A unique two-year virtual program of the North Carolina School of Science and Mathematics.
In this course students will explore the science of climate change and the responses of biological and ecological systems to those changes. Students will compare current climate change to past climate cycles and use satellite-collected data and other technologies to explore the signals of a changing climate. Policy options related to conservation biology will also be discussed in the course.
Assignments in this course include weekly labs or case studies, readings and written problem sets based on the readings. There is one mid-term test and a major final project.
Students will emerge from the course with an understanding of climate change and climate change biology.
They will be able to:
1) Demonstrate a solid understanding of the climate system and their interrelationship with living systems.
2) Evaluate the various factors that shape climate and impact living systems.

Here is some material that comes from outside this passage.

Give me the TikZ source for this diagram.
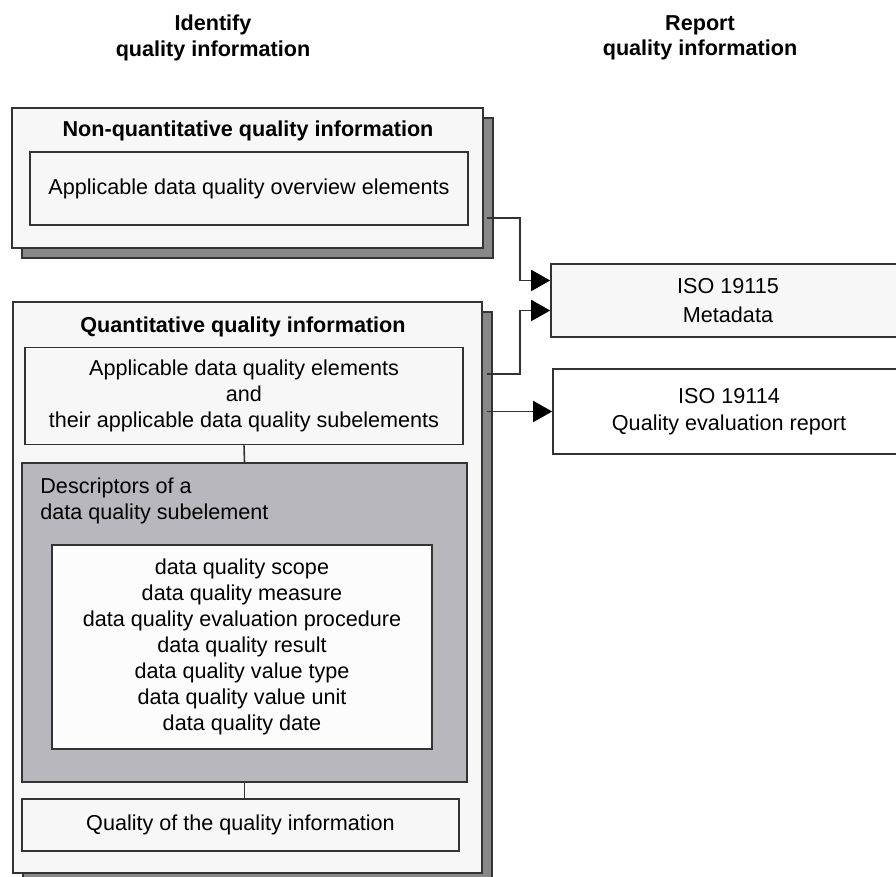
\documentclass[tikz,border=0pt]{standalone}
\usepackage{fontspec}
\setmainfont{Liberation Sans}
\usetikzlibrary{arrows.meta,shadows}

\definecolor{linegray}{HTML}{333333}
\definecolor{paper}{HTML}{F7F7F7}
\definecolor{shadowgray}{HTML}{888888}
\definecolor{descgray}{HTML}{B9B7BE}

\tikzset{
  txt/.style={font=\fontsize{10.8}{13}\selectfont, align=center, inner sep=0pt},
  head/.style={txt, font=\fontsize{10.8}{12.6}\selectfont\bfseries},
  box/.style={txt, draw=linegray, line width=0.8pt, fill=paper},
  outerbox/.style={box, general shadow={fill=shadowgray, draw=linegray, shadow xshift=5pt, shadow yshift=-5pt}},
  link/.style={draw=linegray, line width=0.8pt},
  tip/.style={-{Triangle[length=9.5pt,width=10.5pt,color=black]}}
}

\begin{document}
\begin{tikzpicture}[x=0.5pt, y=-0.5pt]
  \useasboundingbox (0,0) rectangle (896,877);

  % column headings
  \node[head] (identify) at (213,38) {Identify\\quality information};
  \node[head] (report) at (700,38) {Report\\quality information};

  % non-quantitative part
  \node[outerbox, minimum width=235.5pt, minimum height=70pt] (nonquant) at (247.5,178) {};
  \node[head] (nonquanttitle) at (248,131) {Non-quantitative quality information};
  \node[box, minimum width=219pt, minimum height=36.5pt] (overview) at (249,188.5) {Applicable data quality overview elements};

  % quantitative part
  \node[outerbox, minimum width=234.5pt, minimum height=285.5pt] (quant) at (247.5,587.5) {};
  \node[head] (quanttitle) at (243,327) {Quantitative quality information};
  \node[box, minimum width=219pt, minimum height=48.5pt] (elements) at (244,396)
    {Applicable data quality elements\\and\\their applicable data quality subelements};
  \node[box, fill=descgray, minimum width=222.5pt, minimum height=159.5pt] (descriptors) at (244.5,622.5) {};
  \node[txt, align=left, anchor=west] (desctitle) at (40,501) {Descriptors of a\\data quality subelement};
  \node[box, fill=white!60!paper, minimum width=190pt, minimum height=102pt] (values) at (242,647)
    {data quality scope\\data quality measure\\data quality evaluation procedure\\data quality result\\%
     data quality value type\\data quality value unit\\data quality date};
  \node[box, minimum width=218.5pt, minimum height=26pt] (qualityinfo) at (240.5,825) {Quality of the quality information};

  % reports
  \node[box, minimum width=177pt, minimum height=36.5pt] (metadata) at (728,300.5) {ISO 19115\\[1.5pt]Metadata};
  \node[box, fill=white, minimum width=176pt, minimum height=42.5pt] (evalreport) at (729,411.5) {ISO 19114\\[0.5pt]Quality evaluation report};

  % connectors
  \draw[link] (elements.south) -- (descriptors.north);
  \draw[link] (descriptors.south) -- (descriptors.south |- qualityinfo.north);

  \draw[link,tip] ([xshift=1.5pt,yshift=-20pt]nonquant.east) -- ++(16.5pt,0) |- ([yshift=10pt]metadata.west);
  \draw[link,tip] ([xshift=2pt,yshift=106.75pt]quant.east) -- ++(16.5pt,0) |- ([yshift=-5pt]metadata.west);
  \draw[link,tip] ([xshift=2pt]quant.east |- evalreport.west) -- (evalreport.west);
\end{tikzpicture}
\end{document}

3) Describe how past climates contribute to our current understanding of climate change.
4) Explain the consequences, risks, and uncertainties of climate change.
Students who are interested in biology, ecology, environmental and conservation will find this course to be rewarding.

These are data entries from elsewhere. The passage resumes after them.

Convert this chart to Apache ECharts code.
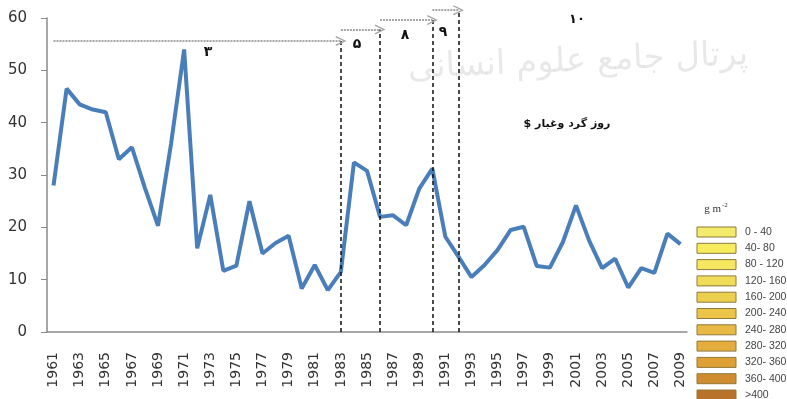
<!DOCTYPE html>
<html>
<head>
<meta charset="utf-8">
<script src="https://cdn.jsdelivr.net/npm/echarts@6/dist/echarts.min.js"></script>
<style>
  html, body { margin: 0; padding: 0; background: #fff; }
  #chart { width: 787px; height: 399px; }
</style>
</head>
<body>
<div id="chart"></div>
<script>
// Annual dust-storm days, 1961–2009
const years = ['1961','1962','1963','1964','1965','1966','1967','1968','1969','1970',
  '1971','1972','1973','1974','1975','1976','1977','1978','1979','1980',
  '1981','1982','1983','1984','1985','1986','1987','1988','1989','1990',
  '1991','1992','1993','1994','1995','1996','1997','1998','1999','2000',
  '2001','2002','2003','2004','2005','2006','2007','2008','2009'];

const dustDays = [28, 46.5, 43.5, 42.5, 42, 33, 35.3, 27.5, 20.3, 36,
  54, 16, 26.2, 11.7, 12.7, 25, 15, 17, 18.4, 8.3,
  12.8, 8, 11.5, 32.4, 30.8, 22, 22.3, 20.4, 27.4, 31.2,
  18.2, 14.4, 10.5, 12.8, 15.7, 19.5, 20.1, 12.6, 12.3, 17.2,
  24.2, 17.5, 12.2, 14, 8.5, 12.2, 11.3, 18.8, 16.8];

// Period boundaries (dashed verticals) and the height each one reaches
const breakYears = ['1983', '1986', '1990', '1992'];
const breakTops = [55.6, 57.8, 59.6, 61.5];
// Period arrows: from year, to year (level = breakTops)
const arrowFrom = ['1961', '1983', '1986', '1990'];
const arrowTo = ['1983', '1986', '1990', '1992'];

const yTicks = { min: 0, max: 60, interval: 10 };
// The annotation layer shares the plot's scale but reaches the top edge
const plotHeight = 314;
const annotMax = yTicks.max * (plotHeight + 18) / plotHeight;

// Deposition colour scale
const depoRanges = ['0 - 40', '40- 80', '80 - 120', '120- 160', '160- 200', '200- 240',
  '240- 280', '280- 320', '320- 360', '360- 400', '>400'];
const depoColors = ['#f4ea6c', '#f6ec5e', '#f5e860', '#f1dc58', '#edcf4e', '#ebc448',
  '#e8b944', '#e5ad3e', '#de9f35', '#d08d2f', '#b97229'];

const chevron = 'path://M5,0 L10,9 L8.8,9.7 L5,2.6 L1.2,9.7 L0,9 Z';

const breakLines = breakYears.map((y, i) => [
  { coord: [y, 0] },
  { coord: [y, breakTops[i]] }
]);
const arrowLines = arrowFrom.map((f, i) => [
  { coord: [f, breakTops[i]], symbol: 'none' },
  { coord: [arrowTo[i], breakTops[i]], symbol: chevron }
]);

const legendItems = [];
depoRanges.forEach((label, i) => {
  const y = 227 + i * 16.3;
  legendItems.push({
    type: 'rect', shape: { x: 697, y: y, width: 39, height: 10 },
    style: { fill: depoColors[i], stroke: '#8f7a3a', lineWidth: 1 }
  });
  legendItems.push({
    type: 'text', x: 745, y: y + 5,
    style: { text: label, fill: '#444', font: '10.5px "Liberation Sans", Arial, sans-serif',
      textVerticalAlign: 'middle' }
  });
});

const digit = (x, y, t, size) => ({
  type: 'text', x: x, y: y,
  style: { text: t, fill: '#111', font: 'bold ' + size + 'px "DejaVu Sans"',
    textAlign: 'center', textVerticalAlign: 'middle' }
});

const chart = echarts.init(document.getElementById('chart'));
chart.setOption({
  animation: false,
  backgroundColor: '#fff',
  grid: [
    { left: 47, right: 100, top: 18, bottom: 67 },
    { left: 47, right: 100, top: 0, bottom: 67 }
  ],
  xAxis: [{
    type: 'category',
    data: years,
    boundaryGap: true,
    axisLine: { lineStyle: { color: '#8a8a8a', width: 1.5 } },
    axisTick: { interval: 0, length: 5, lineStyle: { color: '#8a8a8a' } },
    axisLabel: {
      interval: 1, rotate: 90, margin: 20,
      color: '#333', fontSize: 14, fontFamily: 'DejaVu Sans'
    }
  }, {
    type: 'category', gridIndex: 1, data: years, boundaryGap: true, show: false
  }],
  yAxis: [{
    type: 'value',
    min: yTicks.min, max: yTicks.max, interval: yTicks.interval,
    axisLine: { show: true, lineStyle: { color: '#8a8a8a', width: 1.5 } },
    axisTick: { show: true, length: 6, lineStyle: { color: '#8a8a8a' } },
    splitLine: { show: false },
    axisLabel: { margin: 20, color: '#333', fontSize: 15, fontFamily: 'DejaVu Sans' }
  }, {
    type: 'value', gridIndex: 1, min: 0, max: annotMax, show: false, splitLine: { show: false }
  }],
  series: [{
    type: 'line',
    data: dustDays,
    showSymbol: false,
    symbol: 'none',
    lineStyle: { color: '#4a7ebb', width: 4 },
    z: 3
  }, {
    type: 'line',
    xAxisIndex: 1, yAxisIndex: 1,
    data: [],
    clip: false,
    markLine: {
      silent: true,
      symbol: 'none',
      animation: false,
      label: { show: false },
      lineStyle: { color: '#111', type: [4, 3], width: 1.5 },
      data: breakLines
    }
  }, {
    type: 'line',
    xAxisIndex: 1, yAxisIndex: 1,
    data: [],
    clip: false,
    markLine: {
      silent: true,
      animation: false,
      symbolSize: [10, 11],
      label: { show: false },
      lineStyle: { color: '#a5a5a5', type: [2, 1], width: 2.2 },
      itemStyle: { color: '#6a6a6a' },
      data: arrowLines
    }
  }],
  graphic: [
    {
      type: 'text', x: 578, y: 62, rotation: 0.04,
      style: {
        text: 'پرتال جامع علوم انسانی', fill: 'rgba(0,0,0,0.09)',
        font: '34px "DejaVu Sans"', textAlign: 'center', textVerticalAlign: 'middle'
      },
      z: -1
    },
    digit(208, 52, '۳', 14),
    digit(357, 44, '۵', 14),
    digit(405, 35, '۸', 14),
    digit(443, 32, '۹', 14),
    digit(577, 20, '۱۰', 13),
    { type: 'text', x: 567, y: 124, style: { text: '$ روز گرد وغبار', fill: '#111', font: 'bold 11px "DejaVu Sans"', textAlign: 'center', textVerticalAlign: 'middle' } },
    {
      type: 'text', x: 721, y: 209,
      style: { text: 'g m', fill: '#333', font: '11px "Liberation Serif", serif', textAlign: 'right', textVerticalAlign: 'middle' }
    },
    {
      type: 'text', x: 722, y: 205,
      style: { text: '-2', fill: '#333', font: '7px "Liberation Serif", serif', textAlign: 'left', textVerticalAlign: 'middle' }
    },
    { type: 'group', children: legendItems }
  ]
});
</script>
</body>
</html>
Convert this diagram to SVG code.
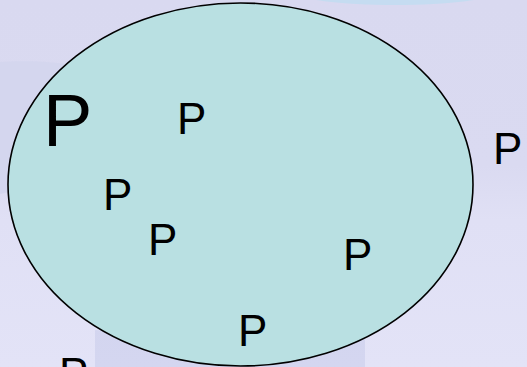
<svg xmlns="http://www.w3.org/2000/svg" width="527" height="367" viewBox="0 0 527 367">
<defs>
<linearGradient id="bg" x1="0" y1="0" x2="0" y2="1">
<stop offset="0" stop-color="#d9d9f0"/>
<stop offset="0.45" stop-color="#dadaf1"/>
<stop offset="0.6" stop-color="#e0e0f5"/>
<stop offset="1" stop-color="#e3e3f7"/>
</linearGradient>
</defs>
<style>
.p{font-family:"Liberation Sans",Arial,sans-serif;fill:#000;font-size:44px}
</style>
<rect width="527" height="367" fill="url(#bg)"/>
<path d="M0,62 C30,60 70,62 90,70 L90,190 C60,186 20,188 0,194 Z" fill="#d2d5ee" opacity="0.8"/>
<path d="M95,330 C150,335 260,340 365,330 L365,367 L95,367 Z" fill="#d1d4ee" opacity="0.9"/>
<ellipse cx="395" cy="-8" rx="100" ry="13" fill="#c5dcf1"/>
<g id="set">
<ellipse cx="240.5" cy="184.5" rx="232.5" ry="181.5" fill="#b9e0e2" stroke="#000" stroke-width="1.6"/>
</g>
<g id="labels">
<text class="p" x="43" y="146" style="font-size:74px">P</text>
<text class="p" x="177" y="134">P</text>
<text class="p" x="493" y="164">P</text>
<text class="p" x="103" y="210">P</text>
<text class="p" x="148" y="255">P</text>
<text class="p" x="343" y="270">P</text>
<text class="p" x="238" y="346">P</text>
<text class="p" x="59" y="389">P</text>
</g>
</svg>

This course is very similar to college courses in environmental science, ecology and environmental policy courses that focus on conservation biology.

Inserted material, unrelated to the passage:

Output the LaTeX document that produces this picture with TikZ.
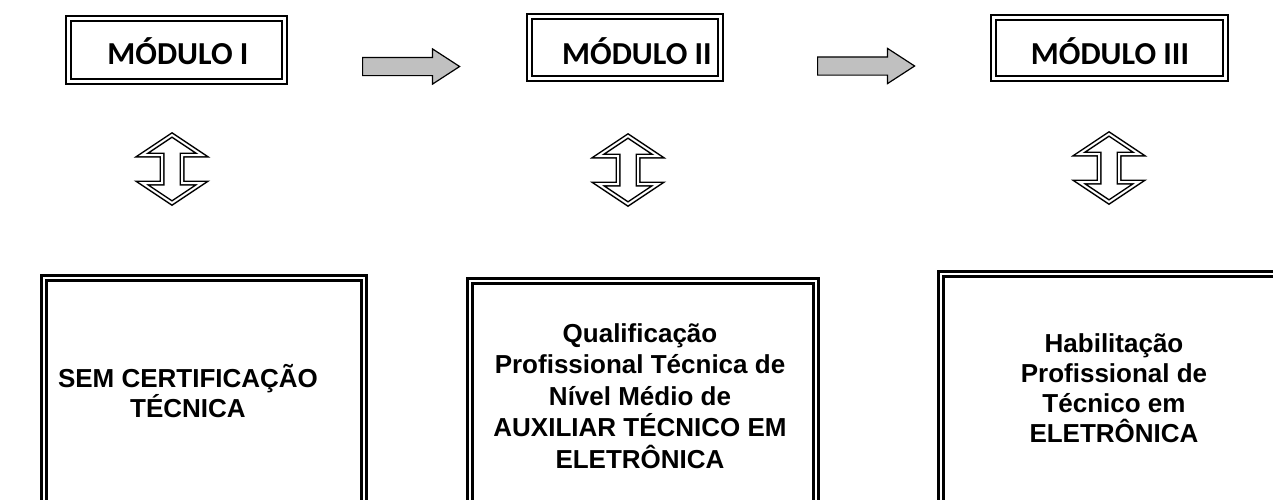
\documentclass[tikz,border=0pt]{standalone}
\usepackage{fontspec}
\setmainfont{Liberation Sans}
\newfontfamily\modfont{Carlito}
\usetikzlibrary{shapes.arrows}

\definecolor{arrowgray}{HTML}{C0C0C0}

\tikzset{
	modbox/.style={draw, double, line width=2.3pt, double distance=2.6pt, inner sep=0pt},
	certbox/.style={draw, double, line width=3pt, double distance=2pt, inner sep=0pt},
	modtext/.style={font=\modfont\bfseries\fontsize{32}{38}\selectfont, anchor=base, inner sep=0pt},
	certtext/.style={font=\bfseries\fontsize{26}{30}\selectfont, align=center, inner sep=0pt},
	grayarrow/.style={single arrow, draw, line width=1.2pt, fill=arrowgray, anchor=west,
		minimum height=97pt, inner xsep=0pt, inner ysep=8.5pt,
		single arrow head extend=8.5pt, single arrow tip angle=66},
	linkarrow/.style={draw, double, line width=1.5pt, double distance=2pt, line join=miter}
}

\begin{document}
\begin{tikzpicture}[x=1pt, y=-1pt]
			\def \headw {30} % half width of the head
			\def \headl {20} % length of the head
			\def \shaft {10} % half width of the shaft
			\def \half {34}  % half length of the arrow
			
			\useasboundingbox (0,0) rectangle (1273,499);
			\clip (0,0) rectangle (1273,499);
			
			% the three modules
			\foreach \name/\x/\y/\w/\h/\tx/\lbl in {
				m1/176.5/50/216/63/178/MÓDULO I,
				m2/625/47.5/191/62/637/MÓDULO II,
				m3/1109.5/48/232/61/1110/MÓDULO III}
			{
				\node[modbox, minimum width=\w, minimum height=\h] (\name) at (\x,\y) {};
				\node[modtext] (\name-text) at (\tx,64.5) {\lbl};
			}
			
			% gray arrows between the modules
			\node[grayarrow] (a12) at (362,66.5) {};
			\node[grayarrow] (a23) at (817,66) {};
			
			% double arrows down to the certificates
			\foreach \x/\y in {172/169, 628/170, 1109/168}
			{
				\draw[linkarrow] (\x,\y-\half) -- ++(\headw,\headl) -- (\x+\shaft,\y-\half+\headl)
				-- (\x+\shaft,\y+\half-\headl) -- (\x+\headw,\y+\half-\headl) -- (\x,\y+\half)
				-- (\x-\headw,\y+\half-\headl) -- (\x-\shaft,\y+\half-\headl)
				-- (\x-\shaft,\y-\half+\headl) -- (\x-\headw,\y-\half+\headl) -- cycle;
			}
			
			% certificates, their lower part runs off the page
			\node[certbox, minimum width=320, minimum height=262] (c1) at (204,409) {};
			\node[certbox, minimum width=346.5, minimum height=259] (c2) at (642.75,410.5) {};
			\node[certbox, minimum width=359.5, minimum height=266.5] (c3) at (1120.25,406.75) {};
			
			\node[certtext, font=\bfseries\fontsize{26}{28}\selectfont] (c1-text) at (188,391)
				{SEM CERTIFICAÇÃO\\TÉCNICA};
			\node[certtext, font=\bfseries\fontsize{26}{31.5}\selectfont] (c2-text) at (640,396)
				{Qualificação\\Profissional Técnica de\\Nível Médio de\\AUXILIAR TÉCNICO EM\\ELETRÔNICA};
			\node[certtext] (c3-text) at (1114,388)
				{Habilitação\\Profissional de\\Técnico em\\ELETRÔNICA};
			\end{tikzpicture}
\end{document}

The expected time commitment for this class is eight hours per week, though this number fluctuates up and down depending on the labs or case studies assigned. We meet in a weekly synchronous session (one hour per week. The week generally begins with an overview of weekly activities and then information about the weekly lab and readings.
Sample work schedule:
Monday Reading assignment questions
Wednesday Online meeting of the class (8 – 9 PM)
Friday Submission of activity, lab or group project work
Weekend Begin new reading assignment
Students should have studied biology and/or ecology at the high school level before taking this course. AP Environmental Science would be an excellent preparation but is not a formal prerequisite.
Climate change biology is the study of the impact of climate change on natural systems in the environment with emphasis on understanding the interactions between biological systems and the climate system. The goal of climate change biology is the development of management techniques designed to preserve natural systems. Students study past climate-biological systems interactions, currently observed changes, biological theory, and modeling in order to develop an understanding of possible mitigation and management approaches.
Textbook: Climate Change Biology by Lee Hannah, Elsevier, 2011 ISBN/9780123741820
Dr. Schmalbeck teaches Advanced Placement Environmental Science in the residential program at NCSSM. She received her M.S. and Ph.D. in Environmental Science and Engineering from the University of North Carolina in Chapel Hill. Prior to becoming a teacher at NCSSM she worked as a research environmental scientist at RTI International in Research Triangle Park for many years.